▶ **JOB**
Copy the listing below in full and skip every picture.

▶ **DATA BLOCK**
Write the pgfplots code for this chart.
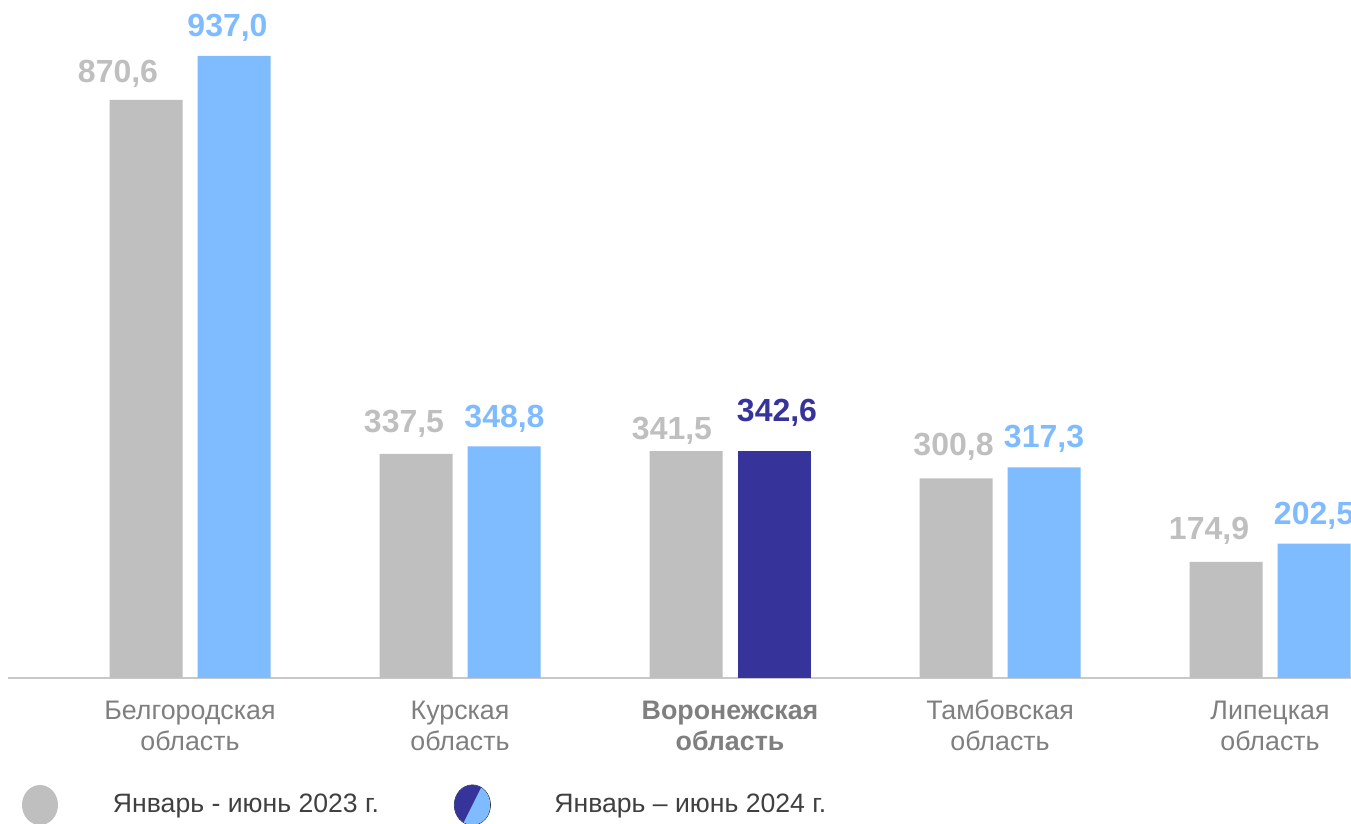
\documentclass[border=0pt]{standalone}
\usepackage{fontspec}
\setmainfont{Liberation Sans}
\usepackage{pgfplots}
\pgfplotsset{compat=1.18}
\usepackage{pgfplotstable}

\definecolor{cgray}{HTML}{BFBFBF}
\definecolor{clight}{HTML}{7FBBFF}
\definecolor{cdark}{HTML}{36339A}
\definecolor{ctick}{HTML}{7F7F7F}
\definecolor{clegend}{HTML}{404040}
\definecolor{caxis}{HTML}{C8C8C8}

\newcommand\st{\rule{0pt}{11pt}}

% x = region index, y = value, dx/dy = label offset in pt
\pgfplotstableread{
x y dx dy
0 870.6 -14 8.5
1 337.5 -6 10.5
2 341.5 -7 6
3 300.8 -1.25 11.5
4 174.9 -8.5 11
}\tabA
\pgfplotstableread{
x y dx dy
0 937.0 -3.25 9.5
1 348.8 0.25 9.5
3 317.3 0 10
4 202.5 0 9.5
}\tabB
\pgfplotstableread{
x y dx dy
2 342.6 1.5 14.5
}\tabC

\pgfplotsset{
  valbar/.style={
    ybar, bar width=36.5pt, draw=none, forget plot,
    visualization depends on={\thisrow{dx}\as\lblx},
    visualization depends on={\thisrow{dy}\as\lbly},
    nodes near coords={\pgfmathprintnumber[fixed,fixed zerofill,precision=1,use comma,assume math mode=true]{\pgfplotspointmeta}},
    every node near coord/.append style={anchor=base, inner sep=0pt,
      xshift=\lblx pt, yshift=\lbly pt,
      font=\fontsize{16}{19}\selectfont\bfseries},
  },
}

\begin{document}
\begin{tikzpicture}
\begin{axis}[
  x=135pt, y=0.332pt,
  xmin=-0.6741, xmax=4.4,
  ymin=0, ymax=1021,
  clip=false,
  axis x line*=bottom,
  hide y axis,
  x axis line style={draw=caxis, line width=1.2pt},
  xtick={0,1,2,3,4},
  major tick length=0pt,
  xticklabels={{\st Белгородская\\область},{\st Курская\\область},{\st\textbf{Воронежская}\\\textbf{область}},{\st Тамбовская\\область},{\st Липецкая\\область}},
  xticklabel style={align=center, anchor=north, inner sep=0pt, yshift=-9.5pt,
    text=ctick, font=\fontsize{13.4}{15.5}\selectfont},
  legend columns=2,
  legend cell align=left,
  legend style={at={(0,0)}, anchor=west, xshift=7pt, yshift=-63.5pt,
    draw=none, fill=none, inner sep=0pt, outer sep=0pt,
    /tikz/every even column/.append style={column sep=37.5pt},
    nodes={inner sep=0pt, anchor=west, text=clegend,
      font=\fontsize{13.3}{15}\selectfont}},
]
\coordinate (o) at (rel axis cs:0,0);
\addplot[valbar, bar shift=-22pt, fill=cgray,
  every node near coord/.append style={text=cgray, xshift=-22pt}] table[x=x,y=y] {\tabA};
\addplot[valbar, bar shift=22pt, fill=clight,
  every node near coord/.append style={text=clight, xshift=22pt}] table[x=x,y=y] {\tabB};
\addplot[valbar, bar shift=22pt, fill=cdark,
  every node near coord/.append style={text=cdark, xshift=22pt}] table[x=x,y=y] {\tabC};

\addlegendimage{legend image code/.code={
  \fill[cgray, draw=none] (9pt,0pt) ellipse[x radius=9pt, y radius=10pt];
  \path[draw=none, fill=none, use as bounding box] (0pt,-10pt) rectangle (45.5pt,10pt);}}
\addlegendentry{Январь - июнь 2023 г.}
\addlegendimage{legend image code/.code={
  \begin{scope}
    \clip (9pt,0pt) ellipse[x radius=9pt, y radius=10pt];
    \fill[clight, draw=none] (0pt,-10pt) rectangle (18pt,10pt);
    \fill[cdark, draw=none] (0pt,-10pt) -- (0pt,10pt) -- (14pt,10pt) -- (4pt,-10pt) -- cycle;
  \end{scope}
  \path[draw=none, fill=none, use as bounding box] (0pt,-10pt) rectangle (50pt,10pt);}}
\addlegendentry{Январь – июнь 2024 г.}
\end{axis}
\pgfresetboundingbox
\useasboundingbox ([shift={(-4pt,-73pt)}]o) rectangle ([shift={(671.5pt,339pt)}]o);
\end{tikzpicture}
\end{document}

▶ **COMPLETED EXERCISE**
Write the pgfplots code for this chart.
\documentclass[border=0pt]{standalone}
\usepackage{fontspec}
\setmainfont{Liberation Sans}
\usepackage{pgfplots}
\pgfplotsset{compat=1.18}
\usepackage{pgfplotstable}

\definecolor{cgray}{HTML}{BFBFBF}
\definecolor{clight}{HTML}{7FBBFF}
\definecolor{cdark}{HTML}{36339A}
\definecolor{ctick}{HTML}{7F7F7F}
\definecolor{clegend}{HTML}{404040}
\definecolor{caxis}{HTML}{C8C8C8}

\newcommand\st{\rule{0pt}{11pt}}

% x = region index, y = value, dx/dy = label offset in pt
\pgfplotstableread{
x y dx dy
0 870.6 -14 8.5
1 337.5 -6 10.5
2 341.5 -7 6
3 300.8 -1.25 11.5
4 174.9 -8.5 11
}\tabA
\pgfplotstableread{
x y dx dy
0 937.0 -3.25 9.5
1 348.8 0.25 9.5
3 317.3 0 10
4 202.5 0 9.5
}\tabB
\pgfplotstableread{
x y dx dy
2 342.6 1.5 14.5
}\tabC

\pgfplotsset{
  valbar/.style={
    ybar, bar width=36.5pt, draw=none, forget plot,
    visualization depends on={\thisrow{dx}\as\lblx},
    visualization depends on={\thisrow{dy}\as\lbly},
    nodes near coords={\pgfmathprintnumber[fixed,fixed zerofill,precision=1,use comma,assume math mode=true]{\pgfplotspointmeta}},
    every node near coord/.append style={anchor=base, inner sep=0pt,
      xshift=\lblx pt, yshift=\lbly pt,
      font=\fontsize{16}{19}\selectfont\bfseries},
  },
}

\begin{document}
\begin{tikzpicture}
\begin{axis}[
  x=135pt, y=0.332pt,
  xmin=-0.6741, xmax=4.4,
  ymin=0, ymax=1021,
  clip=false,
  axis x line*=bottom,
  hide y axis,
  x axis line style={draw=caxis, line width=1.2pt},
  xtick={0,1,2,3,4},
  major tick length=0pt,
  xticklabels={{\st Белгородская\\область},{\st Курская\\область},{\st\textbf{Воронежская}\\\textbf{область}},{\st Тамбовская\\область},{\st Липецкая\\область}},
  xticklabel style={align=center, anchor=north, inner sep=0pt, yshift=-9.5pt,
    text=ctick, font=\fontsize{13.4}{15.5}\selectfont},
  legend columns=2,
  legend cell align=left,
  legend style={at={(0,0)}, anchor=west, xshift=7pt, yshift=-63.5pt,
    draw=none, fill=none, inner sep=0pt, outer sep=0pt,
    /tikz/every even column/.append style={column sep=37.5pt},
    nodes={inner sep=0pt, anchor=west, text=clegend,
      font=\fontsize{13.3}{15}\selectfont}},
]
\coordinate (o) at (rel axis cs:0,0);
\addplot[valbar, bar shift=-22pt, fill=cgray,
  every node near coord/.append style={text=cgray, xshift=-22pt}] table[x=x,y=y] {\tabA};
\addplot[valbar, bar shift=22pt, fill=clight,
  every node near coord/.append style={text=clight, xshift=22pt}] table[x=x,y=y] {\tabB};
\addplot[valbar, bar shift=22pt, fill=cdark,
  every node near coord/.append style={text=cdark, xshift=22pt}] table[x=x,y=y] {\tabC};

\addlegendimage{legend image code/.code={
  \fill[cgray, draw=none] (9pt,0pt) ellipse[x radius=9pt, y radius=10pt];
  \path[draw=none, fill=none, use as bounding box] (0pt,-10pt) rectangle (45.5pt,10pt);}}
\addlegendentry{Январь - июнь 2023 г.}
\addlegendimage{legend image code/.code={
  \begin{scope}
    \clip (9pt,0pt) ellipse[x radius=9pt, y radius=10pt];
    \fill[clight, draw=none] (0pt,-10pt) rectangle (18pt,10pt);
    \fill[cdark, draw=none] (0pt,-10pt) -- (0pt,10pt) -- (14pt,10pt) -- (4pt,-10pt) -- cycle;
  \end{scope}
  \path[draw=none, fill=none, use as bounding box] (0pt,-10pt) rectangle (50pt,10pt);}}
\addlegendentry{Январь – июнь 2024 г.}
\end{axis}
\pgfresetboundingbox
\useasboundingbox ([shift={(-4pt,-73pt)}]o) rectangle ([shift={(671.5pt,339pt)}]o);
\end{tikzpicture}
\end{document}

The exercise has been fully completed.